Strenge voedselveiligheidseisen
Mosselen groeien op in de vrije natuur. Ze halen hun voedsel uit het water. De natuurlijke leefomgeving – het schone, voedselrijke water – is van cruciaal belang voor de mossel. In het water van de Waddenzee of Oosterschelde doen zich zelden problemen voor, maar er kunnen – zeker bij het stijgen van de watertemperatuur – toxine vormende algen of bacteriën in het water voorkomen. De mosselsector houdt rekening met dit risico en de Nederlandse Voedsel- en Warenautoriteit (NVWA) houdt scherp toezicht op de wateren waarin schelpdieren worden gekweekt. Als monsters uit een gebied te hoge waarden aantonen, sluit de NVWA het desbetreffende deelgebied preventief totdat nieuwe monsters aantonen dat de situatie weer normaal is. Dit zogenoemde “early warning and respons”-systeem zorgt ervoor dat een voedselveilig product naar de mosselverwerkende bedrijven en dus naar de markt gaat.
Mosselen worden dus pas opgevist nadat is gebleken dat er geen schadelijke algen, bacteriën of virussen mee komen. Daarna worden ze door de mosselverwerkende bedrijven – na aankoop en registratie bij de Nederlandse Mosselveiling – op de zogenaamde verwaterpercelen in de Oosterschelde of in bassins op de kade schoon en zandvrij gespoeld. Tijdens dit proces wordt voortdurend gecontroleerd op kwaliteit zodat de voedselveiligheid geborgd blijft. De verpakking in lekvrije bakken of (jute) zakken zorgt voor een houdbaarheid (mits gekoeld) van ± 7 dagen.
Mosselen en plastics
Met enige regelmaat verschijnen er berichten in de media over de aanwezigheid van micro- en nanoplastics in mosselen en mogelijke risico’s hiervan voor de consument. Op verzoek van Stichting Kwaliteitszaken Schelpdieren heeft Wageningen Marine Research in augustus 2017 een rapport opgesteld met een goede analyse van recente internationale studies over dit onderwerp. Bovendien zijn in het rapport de antwoorden terug te vinden op veelgestelde vragen. Het volledige rapport is hier te downloaden. Wij geven een korte samenvatting:
Plastic afval is in verschillende formaten aanwezig in het leef- en zeemilieu. Afbraak vindt niet of nauwelijks plaats, maar het plastic valt wel uiteen in steeds kleinere stukjes. Mosselen kunnen hele kleine stukjes plastic – zogenaamde microplastics van 5 tot 40 micrometer groot (0,005 tot 0,040 mm) – uit het water filteren. De mossel herkent in elk geval een deel van dit microplastic als oneetbaar en slikt dat niet in, desondanks kunnen minuscule plastic stukjes in het maagdarmkanaal van de mossel terecht komen.
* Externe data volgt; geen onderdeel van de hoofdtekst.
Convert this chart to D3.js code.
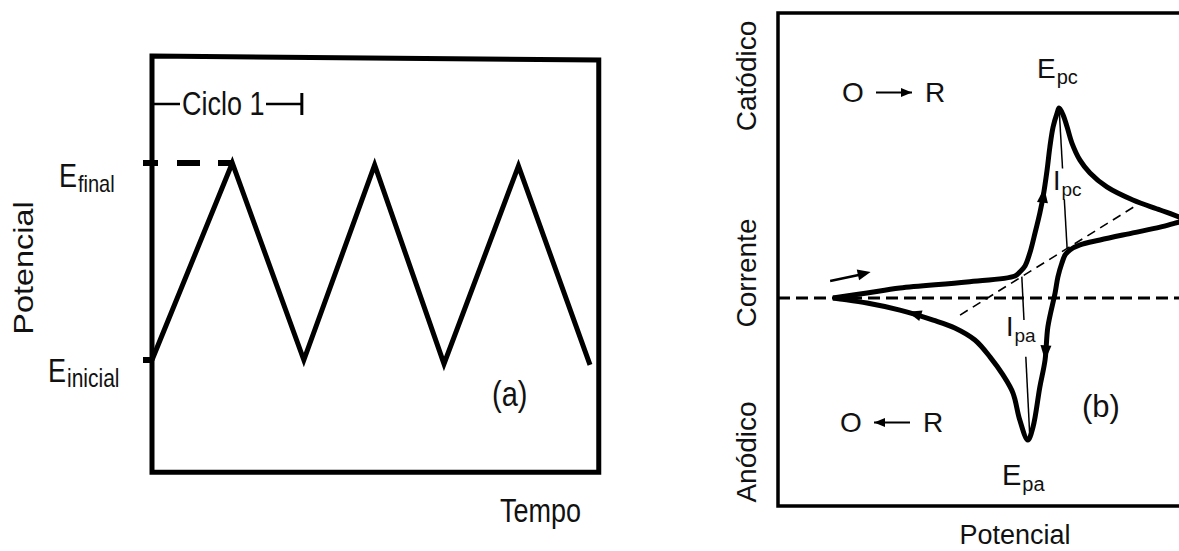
<!DOCTYPE html>
<html>
<head>
<meta charset="utf-8">
<script src="https://cdn.jsdelivr.net/npm/d3@7"></script>
<style>
  html, body { margin: 0; padding: 0; background: #fff; }
  svg { display: block; }
</style>
</head>
<body>
<svg id="chart" width="1179" height="551"></svg>
<script>
// ---- (a) triangular potential program: time (arb.) vs potential (0 = E inicial, 1 = E final)
const cycleTimes = [0, 1.1, 2.08, 3.05, 4.0, 5.02, 6.0];
const cyclePotentials = [0, 1, 0, 0.99, -0.02, 0.985, -0.025];

// ---- (b) cyclic voltammogram: potential (arb.) vs current (cathodic > 0)
const forwardE = [13.7, 22.2, 30.4, 47.1, 59.1, 60.3, 61.6, 62.8, 64.1, 65.3, 66.1, 67.1, 67.8, 68.6, 69.6, 70.1,
                  71.1, 72.1, 73.3, 75.3, 77.8, 82.0, 88.5, 95.3, 100.0, 101.5];
const forwardI = [0, 0.024, 0.048, 0.077, 0.106, 0.125, 0.154, 0.216, 0.313, 0.409, 0.486, 0.615, 0.726, 0.822, 0.889, 0.913,
                  0.880, 0.822, 0.745, 0.663, 0.601, 0.534, 0.471, 0.423, 0.389, 0.370];
const reverseE = [101.5, 100.0, 95.3, 88.5, 80.3, 75.3, 72.8, 71.6, 70.8, 69.8, 69.1, 67.3, 66.6, 65.3, 63.6, 62.3,
                  60.3, 58.6, 56.1, 52.9, 49.1, 44.1, 38.7, 30.4, 22.2, 15.5, 13.7];
const reverseI = [0.370, 0.365, 0.341, 0.313, 0.279, 0.255, 0.231, 0.207, 0.168, 0.101, 0.024, -0.139, -0.298, -0.428, -0.620, -0.683,
                  -0.587, -0.457, -0.370, -0.284, -0.202, -0.144, -0.106, -0.058, -0.024, -0.005, 0];
// extrapolated baseline used for the peak currents
const baselineE = [45.4, 89.5];
const baselineI = [-0.082, 0.447];
// peaks: cathodic (pc) and anodic (pa)
const peakE = { pc: 70.1, pa: 62.3 };
const peakI = { pc: 0.913, pa: -0.683 };

const FONT = "'Liberation Sans', Arial, Helvetica, sans-serif";
const svg = d3.select("#chart");

function arrowHead(g, from, to, len, half) {
  const dx = to[0] - from[0], dy = to[1] - from[1];
  const L = Math.hypot(dx, dy), ux = dx / L, uy = dy / L;
  const bx = to[0] - ux * len, by = to[1] - uy * len;
  g.append("path")
    .attr("d", `M${to[0]},${to[1]}L${bx - uy * half},${by + ux * half}L${bx + uy * half},${by - ux * half}Z`)
    .attr("fill", "#000");
}

// label with a subscript; sy stretches vertically
function subLabel(g, x, y, main, sub, size, subSize, subDy, sy) {
  const t = g.append("text")
    .attr("transform", `translate(${x},${y}) scale(1,${sy})`)
    .attr("font-family", FONT).attr("font-size", size).attr("fill", "#111");
  t.append("tspan").text(main);
  t.append("tspan").attr("font-size", subSize).attr("dy", subDy).attr("dx", 1).text(sub);
  return t;
}

// ================= panel (a) =================
const xT = d3.scaleLinear().domain([0, 6]).range([152, 590]);
const yP = d3.scaleLinear().domain([0, 1]).range([360, 163]);
const pa = svg.append("g");
const SY = 1.2;

pa.append("path")
  .attr("d", d3.line()([[xT(0), yP(1.543)], [xT(6.12), yP(1.523)], [xT(6.12), yP(-0.57)], [xT(0), yP(-0.57)]]) + "Z")
  .attr("fill", "none").attr("stroke", "#000").attr("stroke-width", 5);

// E final dashed guide and E inicial tick
pa.append("line")
  .attr("x1", xT(0) - 9).attr("x2", xT(cycleTimes[1])).attr("y1", yP(1)).attr("y2", yP(1))
  .attr("stroke", "#000").attr("stroke-width", 6).attr("stroke-dasharray", "15 19 23 18 14");
pa.append("line")
  .attr("x1", xT(0) - 9).attr("x2", xT(0)).attr("y1", yP(0)).attr("y2", yP(0))
  .attr("stroke", "#000").attr("stroke-width", 6);

// triangular wave
pa.append("path")
  .datum(cycleTimes.map((t, i) => [t, cyclePotentials[i]]))
  .attr("d", d3.line().x(d => xT(d[0])).y(d => yP(d[1])))
  .attr("fill", "none").attr("stroke", "#000").attr("stroke-width", 5).attr("stroke-linejoin", "miter");

// cycle 1 marker
const cy = 104, cEnd = xT(cycleTimes[2]) - 2;
pa.append("line").attr("x1", xT(0)).attr("x2", 180).attr("y1", cy).attr("y2", cy).attr("stroke", "#000").attr("stroke-width", 2.5);
pa.append("text").attr("transform", `translate(182,115) scale(1,${SY})`)
  .attr("font-family", FONT).attr("font-size", 27).attr("fill", "#111").text("Ciclo 1");
pa.append("line").attr("x1", 266).attr("x2", cEnd).attr("y1", cy).attr("y2", cy).attr("stroke", "#000").attr("stroke-width", 2.5);
pa.append("line").attr("x1", cEnd).attr("x2", cEnd).attr("y1", 93).attr("y2", 115).attr("stroke", "#000").attr("stroke-width", 3);

subLabel(pa, 59, 187, "E", "final", 27, 20, 4, SY);
subLabel(pa, 48, 382, "E", "inicial", 27, 21, 4, SY);

pa.append("text").attr("transform", `translate(33,268) rotate(-90) scale(${SY},1)`)
  .attr("text-anchor", "middle").attr("font-family", FONT).attr("font-size", 27).attr("fill", "#111").text("Potencial");
pa.append("text").attr("transform", `translate(492,406) scale(1,${SY})`)
  .attr("font-family", FONT).attr("font-size", 29).attr("fill", "#111").text("(a)");
pa.append("text").attr("transform", `translate(500,522) scale(1,${SY})`)
  .attr("font-family", FONT).attr("font-size", 27).attr("fill", "#111").text("Tempo");

// ================= panel (b) =================
const xE = d3.scaleLinear().domain([0, 100]).range([778, 1179]);
const yI = d3.scaleLinear().domain([-1, 1]).range([506, 90]);
const pb = svg.append("g");

// frame (open on the right, beyond the view)
pb.append("path")
  .attr("d", d3.line()([[xE(102), yI(1.37)], [xE(0), yI(1.37)], [xE(0), yI(-1)], [xE(102), yI(-1)]]))
  .attr("fill", "none").attr("stroke", "#000").attr("stroke-width", 3.5);

// zero-current line
pb.append("line").attr("x1", xE(0)).attr("x2", xE(101)).attr("y1", yI(0)).attr("y2", yI(0))
  .attr("stroke", "#000").attr("stroke-width", 3).attr("stroke-dasharray", "12 6");

// baseline
pb.append("line")
  .attr("x1", xE(baselineE[0])).attr("y1", yI(baselineI[0]))
  .attr("x2", xE(baselineE[1])).attr("y2", yI(baselineI[1]))
  .attr("stroke", "#000").attr("stroke-width", 1.6).attr("stroke-dasharray", "9 6");

const baseAt = e => baselineI[0] + (baselineI[1] - baselineI[0]) * (e - baselineE[0]) / (baselineE[1] - baselineE[0]);

// peak current markers with a gap for their labels
function peakLine(p0, p1, gaps) {
  const segs = [[0, gaps[0]], [gaps[1], 1]];
  segs.forEach(([t0, t1]) => {
    pb.append("line")
      .attr("x1", p0[0] + (p1[0] - p0[0]) * t0).attr("y1", p0[1] + (p1[1] - p0[1]) * t0)
      .attr("x2", p0[0] + (p1[0] - p0[0]) * t1).attr("y2", p0[1] + (p1[1] - p0[1]) * t1)
      .attr("stroke", "#000").attr("stroke-width", 1.5);
  });
}
const pcFootE = 72.1, paFootE = 60.8;
peakLine([xE(peakE.pc), yI(peakI.pc)], [xE(pcFootE), yI(baseAt(pcFootE))], [0.43, 0.65]);
peakLine([xE(paFootE), yI(baseAt(paFootE))], [xE(peakE.pa + 0.5), yI(peakI.pa + 0.015)], [0.27, 0.5]);

// voltammogram
const cvLine = d3.line().x(d => xE(d[0])).y(d => yI(d[1])).curve(d3.curveCatmullRom.alpha(0.5));
const fwd = forwardE.map((e, i) => [e, forwardI[i]]);
const rev = reverseE.map((e, i) => [e, reverseI[i]]);
[fwd, rev].forEach(data => {
  pb.append("path").datum(data).attr("d", cvLine)
    .attr("fill", "none").attr("stroke", "#000").attr("stroke-width", 5).attr("stroke-linejoin", "round");
});

// scan direction arrows
const P = (e, i) => [xE(e), yI(i)];
arrowHead(pb, P(65.9, 0.45), P(66.4, 0.53), 15, 5.5);
arrowHead(pb, P(67.0, -0.17), P(66.6, -0.30), 15, 5.5);
arrowHead(pb, P(36.0, -0.088), P(32.3, -0.066), 14, 5.5);
// start of scan
pb.append("line").attr("x1", xE(13.0)).attr("y1", yI(0.082)).attr("x2", xE(21.0)).attr("y2", yI(0.114))
  .attr("stroke", "#000").attr("stroke-width", 2.5);
arrowHead(pb, P(13.0, 0.082), P(23.1, 0.125), 13, 5.5);

// reaction annotations
function reaction(x, y, leftToRight) {
  pb.append("text").attr("x", x).attr("y", y).attr("font-family", FONT).attr("font-size", 28).attr("fill", "#111").text("O");
  pb.append("text").attr("x", x + 83).attr("y", y).attr("font-family", FONT).attr("font-size", 28).attr("fill", "#111").text("R");
  const ay = y - 9.5;
  const a0 = [x + 34, ay], a1 = [x + 70, ay];
  pb.append("line").attr("x1", a0[0]).attr("x2", a1[0]).attr("y1", ay).attr("y2", ay).attr("stroke", "#000").attr("stroke-width", 2);
  if (leftToRight) arrowHead(pb, a0, a1, 11, 4.5); else arrowHead(pb, a1, a0, 11, 4.5);
}
reaction(842, 102, true);
reaction(840, 432, false);

// peak labels
subLabel(pb, 1037, 78, "E", "pc", 28, 20, 6, 1);
subLabel(pb, 1002, 485, "E", "pa", 29, 20, 6, 1);
subLabel(pb, 1053, 190, "I", "pc", 27, 19, 6, 1);
subLabel(pb, 1006, 336, "I", "pa", 27, 19, 6, 1);

pb.append("text").attr("x", 1082).attr("y", 417).attr("font-family", FONT).attr("font-size", 31).attr("fill", "#111").text("(b)");

// axis titles
pb.append("text").attr("x", 1015).attr("y", 544).attr("text-anchor", "middle")
  .attr("font-family", FONT).attr("font-size", 27).attr("fill", "#111").text("Potencial");
[["Catódico", 76], ["Corrente", 273], ["Anódico", 452]].forEach(([t, yc]) => {
  pb.append("text").attr("transform", `translate(756,${yc}) rotate(-90)`).attr("text-anchor", "middle")
    .attr("font-family", FONT).attr("font-size", 28).attr("fill", "#111").text(t);
});
</script>
</body>
</html>
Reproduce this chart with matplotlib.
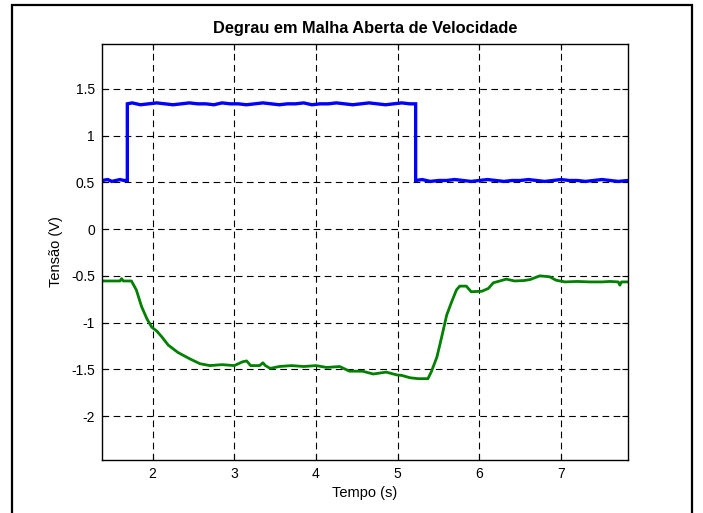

Wanneer wij mosselen eten, worden deze mogelijk aanwezige plastic deeltjes nauwelijks vanuit ons spijsverteringskanaal opgenomen. Als onverteerbare deeltjes verlaten deze op natuurlijke wijze ons lichaam.
Het is niet bekend of en in welke mate in mosselen of ander voedsel nog vele malen kleinere nanoplastic deeltjes (0,000001 mm) aanwezig zijn. De huidige analysetechnieken zijn niet toereikend om deze extreem kleine deeltjes te detecteren. Ook is in de onderzoekswereld nog onvoldoende kennis beschikbaar om vast te stellen of deze nanodeeltjes gezondheidsrisico’s opleveren.
Al met al is er geen reden om aan te nemen dat consumptie van mosselen, als onderdeel van een normaal menu, een substantiële bijdrage levert aan de blootstelling van mensen aan micro- en nanoplastics. Huisstof bijvoorbeeld is hiervoor een veel grotere bron.